(BRIEF): Set the listing down again in full, word for word, with the pictures left out.

START DATASET EXTRACT

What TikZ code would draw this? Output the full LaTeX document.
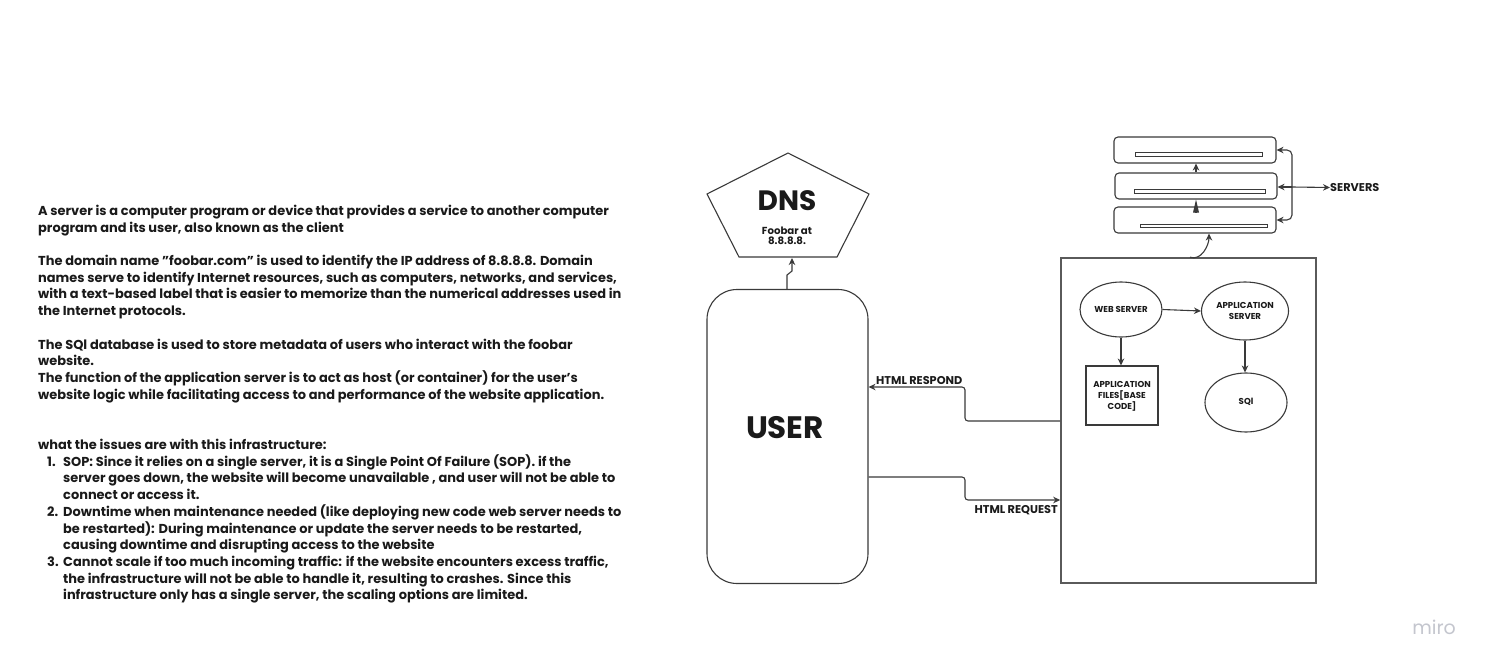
\documentclass[tikz,border=0pt]{standalone}
\usepackage{fontspec}
\setmainfont{Poppins}
\usetikzlibrary{shapes.geometric,arrows.meta}
\definecolor{ink}{HTML}{1A1A1A}
\definecolor{ln}{HTML}{3A3A3A}
\definecolor{boxln}{HTML}{5A5A5A}
\definecolor{mirogray}{HTML}{C4C6CE}
\newcommand{\itm}[1]{\hspace*{9pt}\makebox[16pt][l]{#1}}
\newcommand{\cnt}{\hspace*{25pt}}
\tikzset{
  arr/.style={draw=ln, line width=1.1pt, -{Stealth[length=7pt,width=6.5pt]}},
  plain/.style={draw=ln, line width=1.1pt},
  ellbox/.style={ellipse, draw=ln, line width=1.1pt, inner sep=0pt},
  srvbox/.style={rectangle, rounded corners=4pt, draw=ln, line width=1.1pt, minimum width=162pt, minimum height=26pt, inner sep=0pt},
  barbox/.style={rectangle, draw=ln, line width=0.9pt, minimum height=3.5pt, inner sep=0pt},
  smalltxt/.style={font=\fontsize{8.6}{11}\selectfont\bfseries, text=ink, align=center, inner sep=0pt},
  lbltxt/.style={font=\fontsize{11.3}{12}\selectfont\bfseries, text=ink, inner sep=0pt},
}
\begin{document}
\begin{tikzpicture}[x=1pt,y=-1pt]
\useasboundingbox (0,0) rectangle (1492,669);
\fill[white] (0,0) rectangle (1492,669);

% left description text
\node[anchor=north west, inner sep=0pt, align=left, text=ink,
      font=\fontsize{12.95}{16.72}\selectfont\bfseries] (desc) at (38,204.8) {%
A server is a computer program or device that provides a service to another computer\\
program and its user, also known as the client\\[16.72pt]
The domain name \char34 foobar.com\char34{} is used to identify the IP address of 8.8.8.8. Domain\\
names serve to identify Internet resources, such as computers, networks, and services,\\
with a text-based label that is easier to memorize than the numerical addresses used in\\
the Internet protocols.\\[16.72pt]
The SQl database is used to store metadata of users who interact with the foobar\\
website.\\
The function of the application server is to act as host (or container) for the user\char39 s\\
website logic while facilitating access to and performance of the website application.\\[33.44pt]
what the issues are with this infrastructure:\\
\itm{1.}SOP: Since it relies on a single server, it is a Single Point Of Failure (SOP). if the\\
\cnt server goes down, the website will become unavailable , and user will not be able to\\
\cnt connect or access it.\\
\itm{2.}Downtime when maintenance needed (like deploying new code web server needs to\\
\cnt be restarted): During maintenance or update the server needs to be restarted,\\
\cnt causing downtime and disrupting access to the website\\
\itm{3.}Cannot scale if too much incoming traffic: if the website encounters excess traffic,\\
\cnt the infrastructure will not be able to handle it, resulting to crashes. Since this\\
\cnt infrastructure only has a single server, the scaling options are limited.};

% DNS pentagon
\draw[plain] (788,153) -- (869,194) -- (837,257) -- (739,257) -- (707,194) -- cycle;
\coordinate (dnsin) at (792,258);
\node[font=\fontsize{28}{30}\selectfont\bfseries, text=ink, inner sep=0pt] (dnstitle) at (787,201) {DNS};
\node[font=\fontsize{10.2}{10.5}\selectfont\bfseries, text=ink, align=center, inner sep=0pt] (dnssub) at (787,236) {Foobar at\\8.8.8.8.};

% USER
\node[rectangle, rounded corners=30pt, draw=ln, line width=1.1pt, minimum width=161pt, minimum height=294pt, inner sep=0pt] (user) at (787.5,436.5) {};
\node[font=\fontsize{31}{32}\selectfont\bfseries, text=ink, inner sep=0pt] (usertxt) at (785,428) {USER};
\coordinate (ubend) at (787,275);
\draw[arr] (user.north -| ubend) -- (ubend) -- (792,271) -- (dnsin);

% server stack
\node[srvbox] (s1) at (1195,150) {};
\node[srvbox] (s2) at (1196,186) {};
\node[srvbox] (s3) at (1195,220) {};
\node[barbox, minimum width=127pt] (b1) at (1198.5,154.5) {};
\node[barbox, minimum width=131pt] (b2) at (1199.5,191.5) {};
\node[barbox, minimum width=127pt] (b3) at (1203.5,226) {};
\coordinate (ax) at (1196,0);
\draw[arr] (s2.north -| ax) -- (s1.south -| ax);
\draw[draw=ln, line width=1.1pt, -{Kite[length=13pt,width=6pt,inset=0pt]}] (s3.north -| ax) ++(0,6) -- (s2.south -| ax);

\coordinate (hub) at (1292,187);
\node[lbltxt, anchor=west] (servlbl) at (1330,187.5) {SERVERS};
\draw[arr] (hub) -- (servlbl.west);
\draw[arr] (hub) -- (s2.east |- hub);
\draw[arr, rounded corners=5pt] (hub) |- (s1.east);
\draw[arr, rounded corners=5pt] (hub) |- (s3.east);

% main server box
\node[rectangle, draw=boxln, line width=1.6pt, minimum width=255pt, minimum height=325pt, inner sep=0pt] (srv) at (1188.5,420.5) {};
\coordinate (cv) at (1190,0);
\coordinate (cv2) at (1209,0);
\draw[arr] (srv.north -| cv) to[out=-20,in=-90] (s3.south -| cv2);

\node[ellbox, minimum width=82pt, minimum height=55pt] (web) at (1121,309.5) {};
\node[smalltxt] (webtxt) at (1121,309) {WEB SERVER};
\node[ellbox, minimum width=87pt, minimum height=58pt] (app) at (1245,311) {};
\node[smalltxt] (apptxt) at (1245,310.5) {APPLICATION\\SERVER};
\node[ellbox, minimum width=82pt, minimum height=59pt] (sql) at (1246,402.5) {};
\node[smalltxt] (sqltxt) at (1246,402) {SQl};
\node[rectangle, draw=ln, line width=1.1pt, minimum width=72pt, minimum height=59pt, inner sep=0pt] (files) at (1122,395.5) {};
\node[smalltxt] (filestxt) at (1122,396) {APPLICATION\\FILES[BASE\\CODE]};

\draw[arr] (web.east) -- (app.west);
\draw[arr] (web.south) -- (web.south |- files.north);
\draw[arr] (app.south) -- (app.south |- sql.north);

% HTML respond / request
\coordinate (rsp) at (965,421);
\coordinate (rsp2) at (965,387);
\draw[arr, rounded corners=3pt] (srv.west |- rsp) -- (rsp) -- (rsp2) -- (user.east |- rsp2);
\node[lbltxt, anchor=west] (rsplbl) at (876,381) {HTML RESPOND};

\coordinate (rq) at (965,477);
\coordinate (rq2) at (965,500);
\draw[arr, rounded corners=3pt] (user.east |- rq) -- (rq) -- (rq2) -- (srv.west |- rq2);
\node[lbltxt, anchor=east] (rqlbl) at (1058,510) {HTML REQUEST};

% watermark
\node[font=\fontsize{19}{20}\selectfont, text=mirogray, inner sep=0pt] (miro) at (1434,627) {miro};
\end{tikzpicture}
\end{document}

END DATASET EXTRACT

(ANSWER TO THE TASK):
What TikZ code would draw this? Output the full LaTeX document.
\documentclass[tikz,border=0pt]{standalone}
\usepackage{fontspec}
\setmainfont{Poppins}
\usetikzlibrary{shapes.geometric,arrows.meta}
\definecolor{ink}{HTML}{1A1A1A}
\definecolor{ln}{HTML}{3A3A3A}
\definecolor{boxln}{HTML}{5A5A5A}
\definecolor{mirogray}{HTML}{C4C6CE}
\newcommand{\itm}[1]{\hspace*{9pt}\makebox[16pt][l]{#1}}
\newcommand{\cnt}{\hspace*{25pt}}
\tikzset{
  arr/.style={draw=ln, line width=1.1pt, -{Stealth[length=7pt,width=6.5pt]}},
  plain/.style={draw=ln, line width=1.1pt},
  ellbox/.style={ellipse, draw=ln, line width=1.1pt, inner sep=0pt},
  srvbox/.style={rectangle, rounded corners=4pt, draw=ln, line width=1.1pt, minimum width=162pt, minimum height=26pt, inner sep=0pt},
  barbox/.style={rectangle, draw=ln, line width=0.9pt, minimum height=3.5pt, inner sep=0pt},
  smalltxt/.style={font=\fontsize{8.6}{11}\selectfont\bfseries, text=ink, align=center, inner sep=0pt},
  lbltxt/.style={font=\fontsize{11.3}{12}\selectfont\bfseries, text=ink, inner sep=0pt},
}
\begin{document}
\begin{tikzpicture}[x=1pt,y=-1pt]
\useasboundingbox (0,0) rectangle (1492,669);
\fill[white] (0,0) rectangle (1492,669);

% left description text
\node[anchor=north west, inner sep=0pt, align=left, text=ink,
      font=\fontsize{12.95}{16.72}\selectfont\bfseries] (desc) at (38,204.8) {%
A server is a computer program or device that provides a service to another computer\\
program and its user, also known as the client\\[16.72pt]
The domain name \char34 foobar.com\char34{} is used to identify the IP address of 8.8.8.8. Domain\\
names serve to identify Internet resources, such as computers, networks, and services,\\
with a text-based label that is easier to memorize than the numerical addresses used in\\
the Internet protocols.\\[16.72pt]
The SQl database is used to store metadata of users who interact with the foobar\\
website.\\
The function of the application server is to act as host (or container) for the user\char39 s\\
website logic while facilitating access to and performance of the website application.\\[33.44pt]
what the issues are with this infrastructure:\\
\itm{1.}SOP: Since it relies on a single server, it is a Single Point Of Failure (SOP). if the\\
\cnt server goes down, the website will become unavailable , and user will not be able to\\
\cnt connect or access it.\\
\itm{2.}Downtime when maintenance needed (like deploying new code web server needs to\\
\cnt be restarted): During maintenance or update the server needs to be restarted,\\
\cnt causing downtime and disrupting access to the website\\
\itm{3.}Cannot scale if too much incoming traffic: if the website encounters excess traffic,\\
\cnt the infrastructure will not be able to handle it, resulting to crashes. Since this\\
\cnt infrastructure only has a single server, the scaling options are limited.};

% DNS pentagon
\draw[plain] (788,153) -- (869,194) -- (837,257) -- (739,257) -- (707,194) -- cycle;
\coordinate (dnsin) at (792,258);
\node[font=\fontsize{28}{30}\selectfont\bfseries, text=ink, inner sep=0pt] (dnstitle) at (787,201) {DNS};
\node[font=\fontsize{10.2}{10.5}\selectfont\bfseries, text=ink, align=center, inner sep=0pt] (dnssub) at (787,236) {Foobar at\\8.8.8.8.};

% USER
\node[rectangle, rounded corners=30pt, draw=ln, line width=1.1pt, minimum width=161pt, minimum height=294pt, inner sep=0pt] (user) at (787.5,436.5) {};
\node[font=\fontsize{31}{32}\selectfont\bfseries, text=ink, inner sep=0pt] (usertxt) at (785,428) {USER};
\coordinate (ubend) at (787,275);
\draw[arr] (user.north -| ubend) -- (ubend) -- (792,271) -- (dnsin);

% server stack
\node[srvbox] (s1) at (1195,150) {};
\node[srvbox] (s2) at (1196,186) {};
\node[srvbox] (s3) at (1195,220) {};
\node[barbox, minimum width=127pt] (b1) at (1198.5,154.5) {};
\node[barbox, minimum width=131pt] (b2) at (1199.5,191.5) {};
\node[barbox, minimum width=127pt] (b3) at (1203.5,226) {};
\coordinate (ax) at (1196,0);
\draw[arr] (s2.north -| ax) -- (s1.south -| ax);
\draw[draw=ln, line width=1.1pt, -{Kite[length=13pt,width=6pt,inset=0pt]}] (s3.north -| ax) ++(0,6) -- (s2.south -| ax);

\coordinate (hub) at (1292,187);
\node[lbltxt, anchor=west] (servlbl) at (1330,187.5) {SERVERS};
\draw[arr] (hub) -- (servlbl.west);
\draw[arr] (hub) -- (s2.east |- hub);
\draw[arr, rounded corners=5pt] (hub) |- (s1.east);
\draw[arr, rounded corners=5pt] (hub) |- (s3.east);

% main server box
\node[rectangle, draw=boxln, line width=1.6pt, minimum width=255pt, minimum height=325pt, inner sep=0pt] (srv) at (1188.5,420.5) {};
\coordinate (cv) at (1190,0);
\coordinate (cv2) at (1209,0);
\draw[arr] (srv.north -| cv) to[out=-20,in=-90] (s3.south -| cv2);

\node[ellbox, minimum width=82pt, minimum height=55pt] (web) at (1121,309.5) {};
\node[smalltxt] (webtxt) at (1121,309) {WEB SERVER};
\node[ellbox, minimum width=87pt, minimum height=58pt] (app) at (1245,311) {};
\node[smalltxt] (apptxt) at (1245,310.5) {APPLICATION\\SERVER};
\node[ellbox, minimum width=82pt, minimum height=59pt] (sql) at (1246,402.5) {};
\node[smalltxt] (sqltxt) at (1246,402) {SQl};
\node[rectangle, draw=ln, line width=1.1pt, minimum width=72pt, minimum height=59pt, inner sep=0pt] (files) at (1122,395.5) {};
\node[smalltxt] (filestxt) at (1122,396) {APPLICATION\\FILES[BASE\\CODE]};

\draw[arr] (web.east) -- (app.west);
\draw[arr] (web.south) -- (web.south |- files.north);
\draw[arr] (app.south) -- (app.south |- sql.north);

% HTML respond / request
\coordinate (rsp) at (965,421);
\coordinate (rsp2) at (965,387);
\draw[arr, rounded corners=3pt] (srv.west |- rsp) -- (rsp) -- (rsp2) -- (user.east |- rsp2);
\node[lbltxt, anchor=west] (rsplbl) at (876,381) {HTML RESPOND};

\coordinate (rq) at (965,477);
\coordinate (rq2) at (965,500);
\draw[arr, rounded corners=3pt] (user.east |- rq) -- (rq) -- (rq2) -- (srv.west |- rq2);
\node[lbltxt, anchor=east] (rqlbl) at (1058,510) {HTML REQUEST};

% watermark
\node[font=\fontsize{19}{20}\selectfont, text=mirogray, inner sep=0pt] (miro) at (1434,627) {miro};
\end{tikzpicture}
\end{document}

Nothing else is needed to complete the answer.